Unsolved
32 Posts
0
559
July 2nd, 2021 12:00
Poweredge R820 quad-Xeon only using 50% CPU
I have an R820 that I recently upgraded to 4 Xeon E5-4657L v2 CPUs, running Windows server 2016. I am attempting to run a multi-threaded batch-style application that is very CPU, RAM and IO-intensive. When running it on a dual-Xeon Precision I use 100% CPU and the jobs finish relatively quickly. When running individual jobs on this Poweredge, total CPU usage goes to 50% and never rises higher. Logical view shows half the logical processors at 100% and the other half at 0-5%. NUMA view shows two nodes at 0%, two at 100%. The job runs heavy IO against temp drives - I have tried a PCIe NVMe card as well as some RAID0 volumes using SAS disks, and a 128GB ram drive. The results are the same. If I run a second job in parallel, then all CPUs / Numa nodes / logical processors are at 100%. However, the two jobs combined are not much faster than when I run them individually.

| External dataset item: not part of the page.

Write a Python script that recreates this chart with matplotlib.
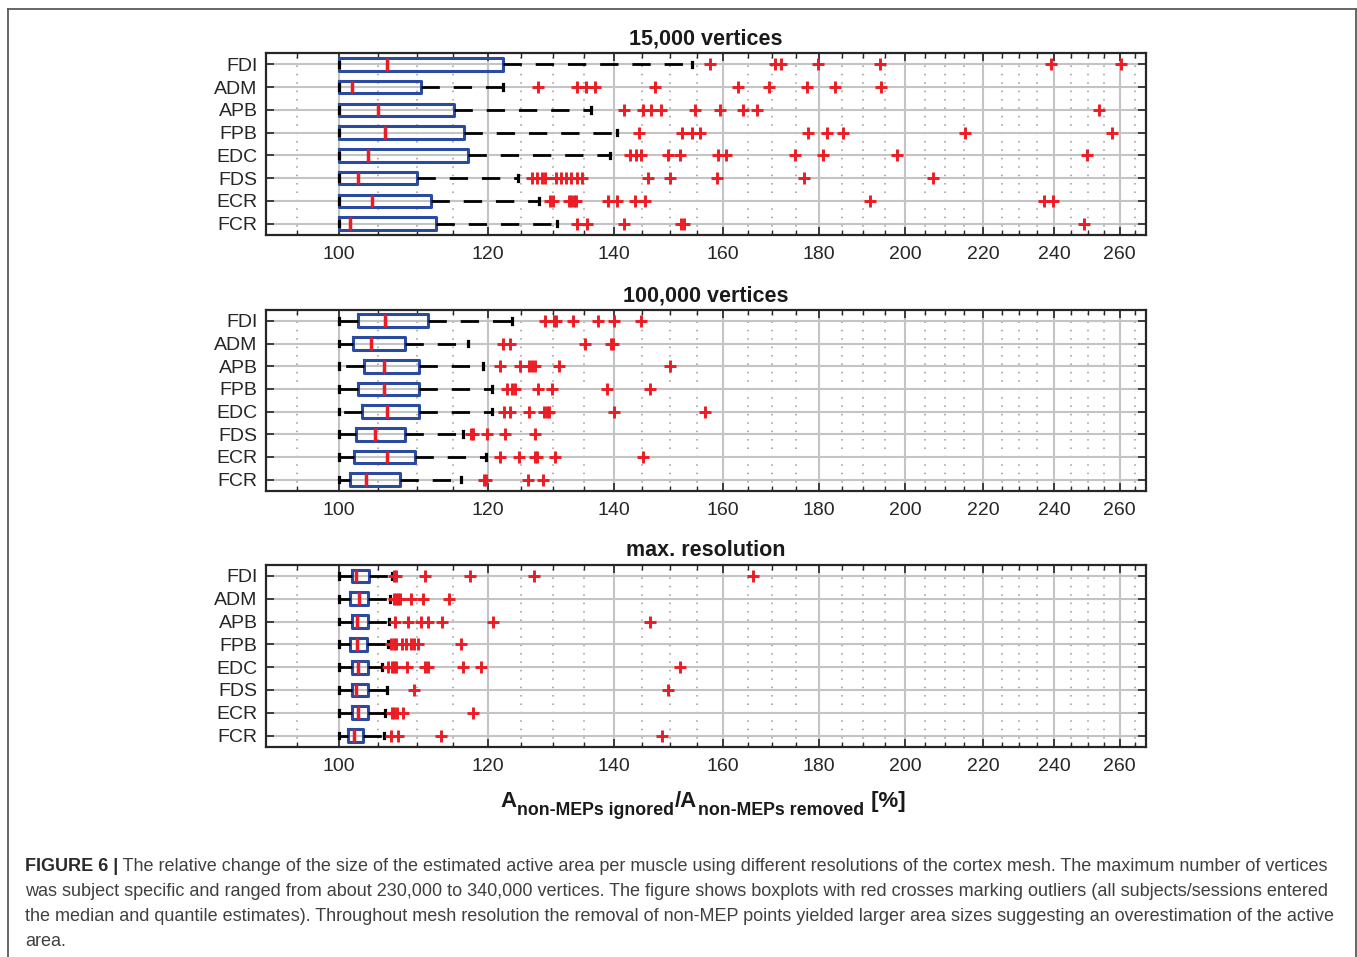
import numpy as np
import matplotlib
matplotlib.use('Agg')
import matplotlib.pyplot as plt
from matplotlib.ticker import FixedLocator, FixedFormatter, NullFormatter
from matplotlib.lines import Line2D

plt.rcParams['font.family'] = ['Liberation Sans', 'DejaVu Sans']

muscles = ['FDI', 'ADM', 'APB', 'FPB', 'EDC', 'FDS', 'ECR', 'FCR']
xmajor = [100, 120, 140, 160, 180, 200, 220, 240, 260]
xminor = [95, 105, 110, 115, 125, 130, 135, 145, 150, 155, 165, 170, 175,
          185, 190, 195, 205, 210, 215, 225, 230, 235, 245, 250, 255, 265]

# 15,000 vertices
v15k_med = [106.1, 101.7, 104.9, 105.8, 103.7, 102.4, 104.2, 101.4]
v15k_q1 = [100, 100, 100, 100, 100, 100, 100, 100]
v15k_q3 = [122.2, 110.6, 115.2, 116.6, 117.1, 110.1, 111.9, 112.7]
v15k_lo = [100, 100, 100, 100, 100, 100, 100, 100]
v15k_hi = [154.0, 122.2, 136.2, 140.6, 139.3, 124.5, 127.8, 130.7]
v15k_out = [
    [157.5, 170.5, 171.8, 179.8, 194.0, 239.0, 260.4],
    [127.7, 133.9, 135.4, 136.8, 147.2, 162.9, 169.3, 177.3, 183.5, 194.2],
    [141.8, 145.2, 146.6, 148.3, 154.7, 159.4, 164.0, 166.8, 253.6],
    [144.4, 152.2, 154.0, 155.6, 177.6, 181.7, 185.4, 215.1, 257.5],
    [142.8, 143.9, 144.8, 149.6, 151.8, 159.0, 160.7, 174.8, 180.9, 198.0, 249.7],
    [126.7, 127.4, 128.2, 128.7, 130.5, 131.3, 132.1, 132.9, 133.9, 134.7,
     146.0, 150.0, 158.8, 176.6, 206.9],
    [129.5, 130.0, 132.5, 132.9, 133.3, 133.7, 139.0, 140.5, 143.7, 145.5,
     191.6, 237.1, 239.7],
    [133.9, 135.5, 141.8, 152.1, 152.5, 248.9],
]

# 100,000 vertices
v100k_med = [105.9, 104.0, 105.7, 105.7, 106.1, 104.6, 106.1, 103.4]
v100k_q1 = [102.4, 101.8, 103.1, 102.4, 102.9, 102.1, 101.9, 101.4]
v100k_q3 = [111.6, 108.5, 110.4, 110.4, 110.4, 108.4, 109.8, 107.8]
v100k_lo = [100, 100, 100, 100, 100, 100, 100, 100]
v100k_hi = [123.6, 117.2, 119.3, 120.6, 120.6, 116.5, 119.7, 116.1]
v100k_out = [
    [128.7, 130.1, 130.4, 133.2, 137.4, 140.0, 144.8],
    [122.3, 123.3, 135.1, 139.5, 139.9],
    [121.9, 124.9, 126.2, 126.7, 127.1, 130.9, 150.0],
    [122.9, 123.6, 124.1, 127.6, 129.8, 138.8, 146.4],
    [122.4, 123.4, 126.2, 128.6, 129.0, 129.4, 140.0, 156.5],
    [117.6, 117.9, 119.9, 122.6, 127.1],
    [121.9, 124.7, 127.2, 127.5, 130.3, 145.2],
    [119.4, 119.7, 126.0, 128.4],
]

# max. resolution
vmax_med = [102.2, 102.5, 102.3, 102.3, 102.4, 102.2, 102.4, 101.9]
vmax_q1 = [101.6, 101.4, 101.6, 101.4, 101.6, 101.6, 101.6, 101.1]
vmax_q3 = [103.8, 103.7, 103.6, 103.5, 103.6, 103.6, 103.6, 103.0]
vmax_lo = [100, 100, 100, 100, 100, 100, 100, 100]
vmax_hi = [106.7, 106.5, 106.4, 106.2, 105.5, 106.1, 105.8, 105.7]
vmax_out = [
    [107.0, 107.3, 111.2, 117.5, 127.0, 166.1],
    [107.0, 107.3, 107.6, 107.8, 109.2, 110.9, 114.5],
    [107.2, 108.9, 110.6, 111.5, 113.5, 120.8, 146.4],
    [106.6, 107.0, 107.3, 108.1, 108.6, 109.3, 109.7, 110.2, 116.1],
    [106.2, 106.8, 107.0, 107.3, 108.7, 111.2, 111.6, 116.4, 119.0, 151.8],
    [109.7, 149.7],
    [106.8, 107.0, 107.4, 108.2, 117.8],
    [106.6, 107.6, 113.3, 148.6],
]

BLUE = '#2b4aa2'
RED = '#ec1c24'
DARK = '#262626'
W, H = 1357, 957

fig = plt.figure(figsize=(W / 100, H / 100), dpi=100)


def panel(top, bottom, title, med, q1, q3, lo, hi, out):
    ax = fig.add_axes([266 / W, 1 - bottom / H, 880 / W, (bottom - top) / H])
    stats = [dict(med=m, q1=a, q3=b, whislo=l, whishi=h, fliers=f)
             for m, a, b, l, h, f in zip(med, q1, q3, lo, hi, out)]
    lw = 2.0
    ax.bxp(stats, positions=np.arange(len(stats)), orientation='horizontal',
           widths=0.56, capwidths=0.25, manage_ticks=False,
           boxprops=dict(color=BLUE, lw=lw + 0.2, solid_joinstyle='round'),
           medianprops=dict(color=RED, lw=lw + 0.5),
           whiskerprops=dict(color='black', lw=lw, ls=(0, (6.6, 5.0))),
           capprops=dict(color='black', lw=lw + 0.3),
           flierprops=dict(marker='+', markeredgecolor=RED, markersize=9,
                           markeredgewidth=2.1, ls='none'),
           zorder=3)
    ax.set_xscale('log')
    ax.set_xlim(91.5, 268.5)
    ax.set_ylim(len(stats) - 0.5, -0.5)
    ax.xaxis.set_major_locator(FixedLocator(xmajor))
    ax.xaxis.set_major_formatter(FixedFormatter([str(v) for v in xmajor]))
    ax.xaxis.set_minor_locator(FixedLocator(xminor))
    ax.xaxis.set_minor_formatter(NullFormatter())
    ax.set_yticks(np.arange(len(stats)))
    ax.set_yticklabels(muscles)
    ax.tick_params(which='both', direction='in', top=True, right=True,
                   color=DARK, labelcolor=DARK, labelsize=14)
    ax.tick_params(which='major', length=6, width=1.2)
    ax.tick_params(which='minor', length=3.5, width=1)
    ax.tick_params(axis='x', pad=8)
    ax.tick_params(axis='y', pad=6)
    ax.grid(True, which='major', color='#c4c4c4', lw=1.5, ls='-')
    ax.grid(True, which='minor', axis='x', color='#999999', lw=1.1, ls=(0, (1, 4.5)))
    ax.set_axisbelow(True)
    for s in ax.spines.values():
        s.set_linewidth(1.6)
        s.set_color(DARK)
    ax.set_title(title, fontsize=15.5, fontweight='bold', pad=6, color='#1a1a1a')
    return ax


panel(53, 235, '15,000 vertices', v15k_med, v15k_q1, v15k_q3, v15k_lo, v15k_hi, v15k_out)
panel(309.5, 491, '100,000 vertices', v100k_med, v100k_q1, v100k_q3, v100k_lo, v100k_hi, v100k_out)
panel(564.5, 747, 'max. resolution', vmax_med, vmax_q1, vmax_q3, vmax_lo, vmax_hi, vmax_out)

renderer = fig.canvas.get_renderer()

# x label built piece by piece (subscripts)
pieces = [('A', 16, 0), ('non-MEPs ignored', 12.8, -8), ('/A', 16, 0),
          ('non-MEPs removed', 12.8, -8), (' [%]', 16, 0)]
x = 500
for txt, size, dy in pieces:
    t = fig.text(x / W, 1 - (807 - dy) / H, txt, fontsize=size, fontweight='bold',
                 color='#1a1a1a', ha='left', va='baseline')
    x = t.get_window_extent(renderer).x1 + 1

# caption
cap_lines = [
    'The relative change of the size of the estimated active area per muscle using different resolutions of the cortex mesh. The maximum number of vertices',
    'was subject specific and ranged from about 230,000 to 340,000 vertices. The figure shows boxplots with red crosses marking outliers (all subjects/sessions entered',
    'the median and quantile estimates). Throughout mesh resolution the removal of non-MEP points yielded larger area sizes suggesting an overestimation of the active',
    'area.',
]
probe = fig.text(0, 0, 'FIGURE 6 | ' + cap_lines[0], fontsize=12)
size = 12 * 1306 / probe.get_window_extent(renderer).width
probe.remove()

head = fig.text(25 / W, 1 - 871 / H, 'FIGURE 6 |', fontsize=size, fontweight='bold',
                color='#2a2a2a', va='baseline')
hx = head.get_window_extent(renderer).x1
fig.text(hx / W, 1 - 871 / H, ' ' + cap_lines[0], fontsize=size, color='#404040',
         va='baseline')
for i, line in enumerate(cap_lines[1:]):
    fig.text(25 / W, 1 - (896 + 25 * i) / H, line, fontsize=size, color='#404040',
             va='baseline')

# frame around the figure
fc = '#5a5a5a'
fig.add_artist(Line2D([8 / W, 8 / W], [0, 1 - 8.5 / H], color=fc, lw=1.3))
fig.add_artist(Line2D([8 / W, 1355.5 / W], [1 - 8.5 / H, 1 - 8.5 / H], color=fc, lw=1.3))
fig.add_artist(Line2D([1355.5 / W, 1355.5 / W], [0, 1 - 8.5 / H], color=fc, lw=1.3))

fig.savefig('out.png', dpi=100)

I took a look at the technical documentation here and here and noticed that CPUs 3 and 4 don't have direct access to any devices; they appear to all go through "High speed Xcede connectors", then another CPU, then the hardware. Am I stuck at 50% CPU because of this hardware layout? It would appear that the OS is smart enough to send the jobs to the two fastest CPUs first and ignoring the other two because the data would have to traverse the first CPUs twice. Does this sound like a fair assumption, and can anything be done? I could throw more memory at the system and run two ram disks, one per channel, but would that matter or would it still bottleneck against the "host" CPUs? Alternatively I could try different PCIe slots for my NVMe and/or RAID cards if that would make any difference, but I'm not smart enough to figure out the best path forward. Does anyone have any recommendations on how to get more performance from this system?